Developing Countries, Trade Liberalization, and the Challenges of Revenue Mobilization: Can International Organizations Make a Difference? (original) (raw)

2016

Abstract

Developing countries are being confronted with severe fiscal challenges in the global economy. Over the last two decades, governments have been accepting significant reductions in trade taxes to support trade liberalization. This is particularly problematic for developing economies because trade taxes have been a key source of government revenues. In this paper, we investigate the conditions under which international financial institutions (IFIs) successfully assist developing countries with recovering the lost revenue from trade liberalization by implementing various domestic tax reforms. We argue that regime type mediates the effectiveness of IFI assistance in developing economies, after trade reforms have been adopted.

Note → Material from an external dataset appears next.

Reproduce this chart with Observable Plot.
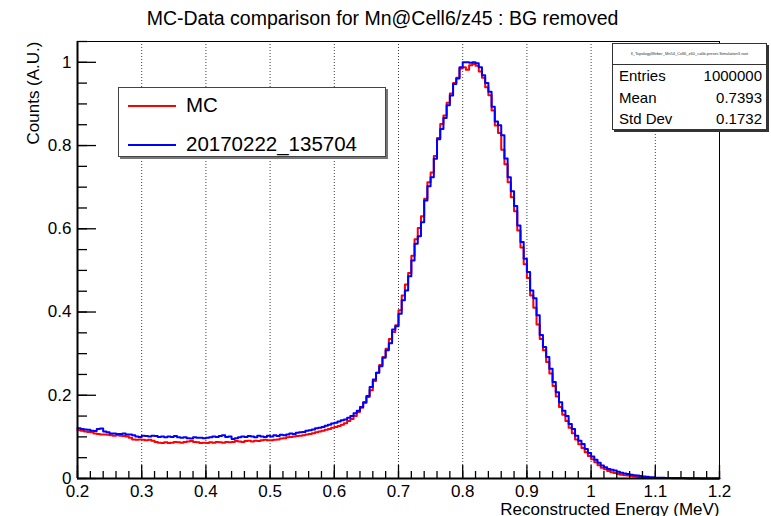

More specifically, IFIs will be more effective at assisting authoritarian regimes with domestic tax reforms as a substitute for trade taxes than they will be in poor democracies. Democratically elected leaders inadvertently undermine multilateral assistance with tax reforms because they are more susceptible to middle- and upper-class demands for lower taxes in a competitive global economy. In authoritarian regimes, on the other hand, IFIs such as the World Bank and International Monetary Fund tend to be more effective because dictators are likely to experience far fewer political consequences for accepting IFI assistance and implementing tax reform in the global economy than their democratic counterparts.